--- Dataset section ---
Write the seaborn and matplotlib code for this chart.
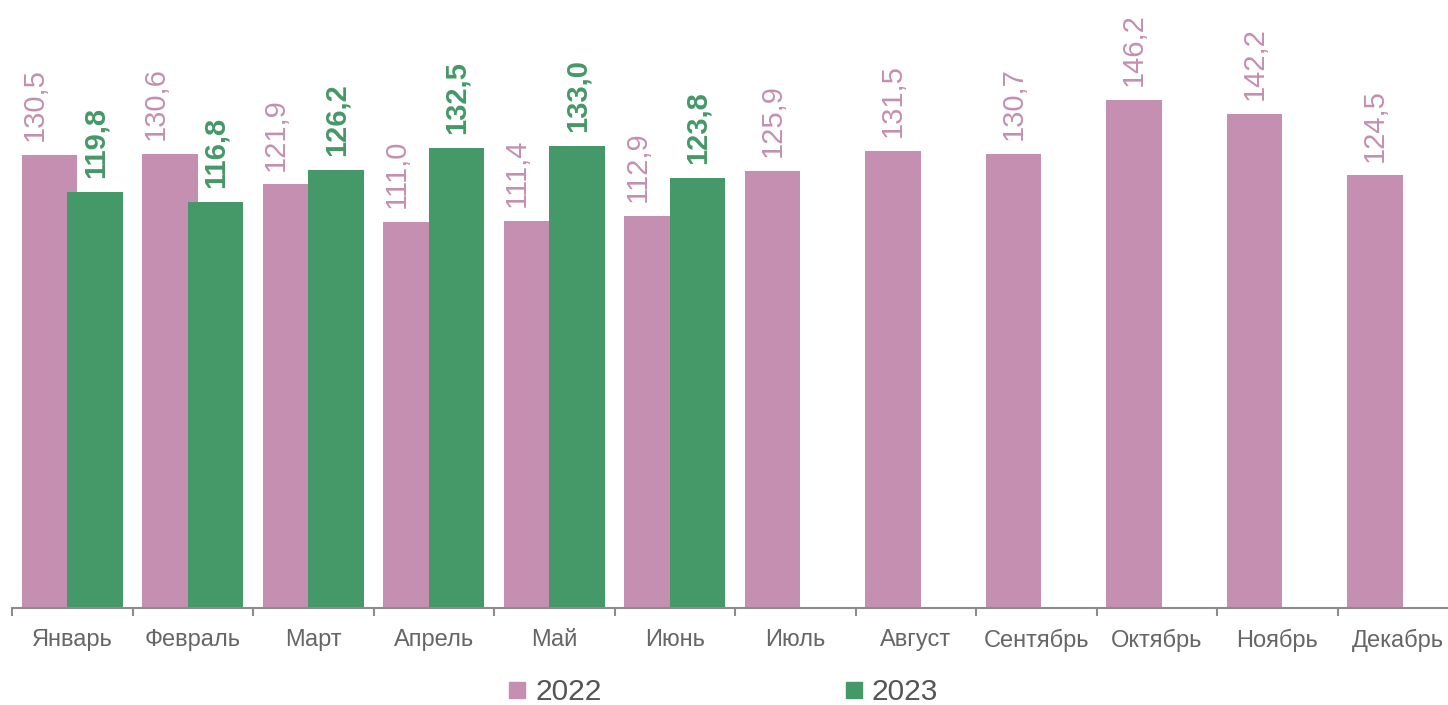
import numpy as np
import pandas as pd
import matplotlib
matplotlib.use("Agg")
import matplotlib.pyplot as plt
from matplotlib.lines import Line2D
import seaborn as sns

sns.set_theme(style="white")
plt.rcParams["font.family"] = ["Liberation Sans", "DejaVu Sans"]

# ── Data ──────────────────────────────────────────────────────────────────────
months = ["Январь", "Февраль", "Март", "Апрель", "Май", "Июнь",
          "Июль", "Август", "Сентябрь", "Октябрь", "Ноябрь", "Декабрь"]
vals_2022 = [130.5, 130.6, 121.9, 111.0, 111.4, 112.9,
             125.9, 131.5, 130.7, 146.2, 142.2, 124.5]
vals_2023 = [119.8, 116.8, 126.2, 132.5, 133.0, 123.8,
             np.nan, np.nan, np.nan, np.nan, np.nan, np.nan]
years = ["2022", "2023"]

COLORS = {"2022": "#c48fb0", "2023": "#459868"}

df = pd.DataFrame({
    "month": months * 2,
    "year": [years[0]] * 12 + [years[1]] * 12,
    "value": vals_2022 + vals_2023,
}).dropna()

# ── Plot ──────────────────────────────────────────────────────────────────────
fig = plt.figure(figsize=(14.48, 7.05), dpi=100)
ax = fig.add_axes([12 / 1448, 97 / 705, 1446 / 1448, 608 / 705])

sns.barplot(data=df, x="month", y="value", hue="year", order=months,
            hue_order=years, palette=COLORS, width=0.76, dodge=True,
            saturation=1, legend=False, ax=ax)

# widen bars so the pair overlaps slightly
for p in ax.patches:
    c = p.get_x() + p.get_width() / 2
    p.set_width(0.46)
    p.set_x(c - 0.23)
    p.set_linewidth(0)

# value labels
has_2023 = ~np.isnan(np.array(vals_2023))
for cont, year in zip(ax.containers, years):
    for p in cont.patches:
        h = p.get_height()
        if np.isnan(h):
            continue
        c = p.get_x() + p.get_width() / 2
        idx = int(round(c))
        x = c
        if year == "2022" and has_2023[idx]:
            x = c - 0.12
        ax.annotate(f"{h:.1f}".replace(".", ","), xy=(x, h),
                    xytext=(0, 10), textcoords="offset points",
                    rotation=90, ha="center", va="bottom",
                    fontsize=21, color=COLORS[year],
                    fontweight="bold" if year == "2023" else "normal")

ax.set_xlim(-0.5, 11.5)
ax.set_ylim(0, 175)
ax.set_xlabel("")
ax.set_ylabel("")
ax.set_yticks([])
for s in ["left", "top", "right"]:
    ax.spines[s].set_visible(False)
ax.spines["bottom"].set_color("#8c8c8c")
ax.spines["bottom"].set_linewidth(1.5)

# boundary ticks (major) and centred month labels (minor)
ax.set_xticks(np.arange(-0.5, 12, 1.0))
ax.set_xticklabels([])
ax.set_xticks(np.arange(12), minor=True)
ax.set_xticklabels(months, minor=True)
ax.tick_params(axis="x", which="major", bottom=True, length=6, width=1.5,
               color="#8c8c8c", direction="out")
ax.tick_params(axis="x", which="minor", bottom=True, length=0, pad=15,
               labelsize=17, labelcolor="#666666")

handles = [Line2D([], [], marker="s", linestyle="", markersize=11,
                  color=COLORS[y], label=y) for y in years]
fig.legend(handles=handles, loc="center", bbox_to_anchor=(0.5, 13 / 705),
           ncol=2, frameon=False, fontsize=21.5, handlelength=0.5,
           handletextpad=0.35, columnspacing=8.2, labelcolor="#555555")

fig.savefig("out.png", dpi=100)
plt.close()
---
Copy out each line exactly, without the pictures.

- **Task output**
Write the seaborn and matplotlib code for this chart.
import numpy as np
import pandas as pd
import matplotlib
matplotlib.use("Agg")
import matplotlib.pyplot as plt
from matplotlib.lines import Line2D
import seaborn as sns

sns.set_theme(style="white")
plt.rcParams["font.family"] = ["Liberation Sans", "DejaVu Sans"]

# ── Data ──────────────────────────────────────────────────────────────────────
months = ["Январь", "Февраль", "Март", "Апрель", "Май", "Июнь",
          "Июль", "Август", "Сентябрь", "Октябрь", "Ноябрь", "Декабрь"]
vals_2022 = [130.5, 130.6, 121.9, 111.0, 111.4, 112.9,
             125.9, 131.5, 130.7, 146.2, 142.2, 124.5]
vals_2023 = [119.8, 116.8, 126.2, 132.5, 133.0, 123.8,
             np.nan, np.nan, np.nan, np.nan, np.nan, np.nan]
years = ["2022", "2023"]

COLORS = {"2022": "#c48fb0", "2023": "#459868"}

df = pd.DataFrame({
    "month": months * 2,
    "year": [years[0]] * 12 + [years[1]] * 12,
    "value": vals_2022 + vals_2023,
}).dropna()

# ── Plot ──────────────────────────────────────────────────────────────────────
fig = plt.figure(figsize=(14.48, 7.05), dpi=100)
ax = fig.add_axes([12 / 1448, 97 / 705, 1446 / 1448, 608 / 705])

sns.barplot(data=df, x="month", y="value", hue="year", order=months,
            hue_order=years, palette=COLORS, width=0.76, dodge=True,
            saturation=1, legend=False, ax=ax)

# widen bars so the pair overlaps slightly
for p in ax.patches:
    c = p.get_x() + p.get_width() / 2
    p.set_width(0.46)
    p.set_x(c - 0.23)
    p.set_linewidth(0)

# value labels
has_2023 = ~np.isnan(np.array(vals_2023))
for cont, year in zip(ax.containers, years):
    for p in cont.patches:
        h = p.get_height()
        if np.isnan(h):
            continue
        c = p.get_x() + p.get_width() / 2
        idx = int(round(c))
        x = c
        if year == "2022" and has_2023[idx]:
            x = c - 0.12
        ax.annotate(f"{h:.1f}".replace(".", ","), xy=(x, h),
                    xytext=(0, 10), textcoords="offset points",
                    rotation=90, ha="center", va="bottom",
                    fontsize=21, color=COLORS[year],
                    fontweight="bold" if year == "2023" else "normal")

ax.set_xlim(-0.5, 11.5)
ax.set_ylim(0, 175)
ax.set_xlabel("")
ax.set_ylabel("")
ax.set_yticks([])
for s in ["left", "top", "right"]:
    ax.spines[s].set_visible(False)
ax.spines["bottom"].set_color("#8c8c8c")
ax.spines["bottom"].set_linewidth(1.5)

# boundary ticks (major) and centred month labels (minor)
ax.set_xticks(np.arange(-0.5, 12, 1.0))
ax.set_xticklabels([])
ax.set_xticks(np.arange(12), minor=True)
ax.set_xticklabels(months, minor=True)
ax.tick_params(axis="x", which="major", bottom=True, length=6, width=1.5,
               color="#8c8c8c", direction="out")
ax.tick_params(axis="x", which="minor", bottom=True, length=0, pad=15,
               labelsize=17, labelcolor="#666666")

handles = [Line2D([], [], marker="s", linestyle="", markersize=11,
                  color=COLORS[y], label=y) for y in years]
fig.legend(handles=handles, loc="center", bbox_to_anchor=(0.5, 13 / 705),
           ncol=2, frameon=False, fontsize=21.5, handlelength=0.5,
           handletextpad=0.35, columnspacing=8.2, labelcolor="#555555")

fig.savefig("out.png", dpi=100)
plt.close()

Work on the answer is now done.